Ling Weifeng, Zhang Huazhao, Gui Zhongming, Yilan Zhu, Mao Wanlian, Wu Qiongyao, and Hamaya become known as the "Seven Swords of Mount Heaven", with Liu Yufang as their close ally. They leave behind a heroic legacy of upholding justice and helping the poor and oppressed.

Characters

Adaptations

Films 
In 1959, Hong Kong's Emei Film Company produced a film titled Seven Swordsmen Leave Tianshan based on the novel. It starred Cheung Wood-yau, Law Yim-hing, Lam Kau, Hoh Bik-gin, Shek Sau, Yeung Fan and Yeung Yip-wang.
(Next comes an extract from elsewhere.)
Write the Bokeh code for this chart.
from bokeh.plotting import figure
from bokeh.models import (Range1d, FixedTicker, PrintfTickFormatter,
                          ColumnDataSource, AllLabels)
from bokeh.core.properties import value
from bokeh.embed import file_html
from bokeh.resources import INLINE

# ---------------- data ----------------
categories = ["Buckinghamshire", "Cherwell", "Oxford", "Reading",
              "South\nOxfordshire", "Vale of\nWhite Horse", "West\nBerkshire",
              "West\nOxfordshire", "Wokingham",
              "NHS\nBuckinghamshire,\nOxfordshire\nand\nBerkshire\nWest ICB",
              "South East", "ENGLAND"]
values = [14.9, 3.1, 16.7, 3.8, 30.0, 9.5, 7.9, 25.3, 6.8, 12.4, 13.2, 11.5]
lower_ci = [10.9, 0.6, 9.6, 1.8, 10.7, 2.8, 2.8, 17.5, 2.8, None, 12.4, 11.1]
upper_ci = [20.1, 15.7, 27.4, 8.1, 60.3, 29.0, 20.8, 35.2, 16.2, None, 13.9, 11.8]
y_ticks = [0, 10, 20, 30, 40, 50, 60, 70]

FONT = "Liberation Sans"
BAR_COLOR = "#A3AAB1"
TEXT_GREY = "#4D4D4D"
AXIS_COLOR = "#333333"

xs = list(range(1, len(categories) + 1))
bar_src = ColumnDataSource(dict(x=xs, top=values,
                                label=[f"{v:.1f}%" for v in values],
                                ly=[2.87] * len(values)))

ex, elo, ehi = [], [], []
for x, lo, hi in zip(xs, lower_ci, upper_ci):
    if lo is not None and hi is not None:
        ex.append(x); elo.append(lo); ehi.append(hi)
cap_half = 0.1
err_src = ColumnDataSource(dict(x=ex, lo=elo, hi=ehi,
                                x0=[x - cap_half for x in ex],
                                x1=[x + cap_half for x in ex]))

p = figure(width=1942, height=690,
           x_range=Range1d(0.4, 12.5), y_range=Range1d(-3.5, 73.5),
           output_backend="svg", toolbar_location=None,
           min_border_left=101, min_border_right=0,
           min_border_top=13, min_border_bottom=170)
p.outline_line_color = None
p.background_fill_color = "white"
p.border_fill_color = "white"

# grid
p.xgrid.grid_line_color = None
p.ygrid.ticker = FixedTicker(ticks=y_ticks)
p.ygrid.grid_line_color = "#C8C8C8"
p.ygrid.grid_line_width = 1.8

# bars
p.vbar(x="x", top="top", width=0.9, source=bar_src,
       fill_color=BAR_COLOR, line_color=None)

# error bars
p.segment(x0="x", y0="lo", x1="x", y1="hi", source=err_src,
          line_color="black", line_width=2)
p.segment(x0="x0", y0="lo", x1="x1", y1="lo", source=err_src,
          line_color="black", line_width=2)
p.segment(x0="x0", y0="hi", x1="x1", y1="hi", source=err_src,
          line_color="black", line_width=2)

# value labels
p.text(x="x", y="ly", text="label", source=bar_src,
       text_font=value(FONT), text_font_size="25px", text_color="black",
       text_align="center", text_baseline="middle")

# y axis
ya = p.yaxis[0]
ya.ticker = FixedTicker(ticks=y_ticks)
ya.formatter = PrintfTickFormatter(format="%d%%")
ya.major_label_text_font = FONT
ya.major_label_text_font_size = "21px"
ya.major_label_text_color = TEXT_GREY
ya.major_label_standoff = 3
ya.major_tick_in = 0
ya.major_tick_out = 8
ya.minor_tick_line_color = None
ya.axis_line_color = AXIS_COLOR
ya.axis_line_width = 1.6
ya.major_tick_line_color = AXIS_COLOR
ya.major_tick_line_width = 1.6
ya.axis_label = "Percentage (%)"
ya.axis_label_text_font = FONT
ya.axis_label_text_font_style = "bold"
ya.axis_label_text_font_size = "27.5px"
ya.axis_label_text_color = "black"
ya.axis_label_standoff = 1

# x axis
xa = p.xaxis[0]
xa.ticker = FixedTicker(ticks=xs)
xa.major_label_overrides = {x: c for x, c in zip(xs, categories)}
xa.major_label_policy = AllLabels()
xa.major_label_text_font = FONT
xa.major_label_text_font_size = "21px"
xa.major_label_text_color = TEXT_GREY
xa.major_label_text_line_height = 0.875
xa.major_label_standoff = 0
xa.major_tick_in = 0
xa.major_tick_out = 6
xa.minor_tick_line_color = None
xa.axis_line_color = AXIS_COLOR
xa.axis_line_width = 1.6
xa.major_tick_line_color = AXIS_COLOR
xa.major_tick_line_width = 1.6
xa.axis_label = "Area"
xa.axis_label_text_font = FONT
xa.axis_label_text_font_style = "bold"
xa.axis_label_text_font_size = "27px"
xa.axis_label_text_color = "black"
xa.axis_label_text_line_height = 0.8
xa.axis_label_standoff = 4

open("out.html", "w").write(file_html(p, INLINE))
Tsui Hark's 2005 film Seven Swords features seven swordsman, each wielding a special sword, departing from Mount Heaven to save a village under attack by a ruthless warlord. The seven swords are: the Dragon () wielded by Chu Zhaonan; the Transience () wielded by Yang Yuncong; the Star Chasers () wielded by Xin Longzi; the Celestial Beam () wielded by Mulang; the Deity () wielded by Han Zhibang; the Heaven's Fall () wielded by Wu Yuanying; and the Unlearnt () wielded by Fu Qingzhu. Except for some characters' names, the story and the seven swords are not related to Qijian Xia Tianshan. Donnie Yen, Leon Lai, Charlie Yeung, Lu Yi and Sun Honglei starred in the leading roles.

Television 
In 2006, Tsui Hark produced Seven Swordsmen, a television series derived from the 2005 film Seven Swords. It starred Vincent Zhao, Wang Xuebing, Ray Lui, Ada Choi, Qiao Zhenyu, Li Xiaoran, Wang Likun and Bryan Leung. The story is based more on Saiwai Qixia Zhuan, the novel preceding Qijian Xia Tianshan, even though it shares the same Chinese title as the latter.

Comics 
In 2006, Chinese artists Guangzu () and Niu Tongxue () released a manhua series of the same Chinese title as the novel.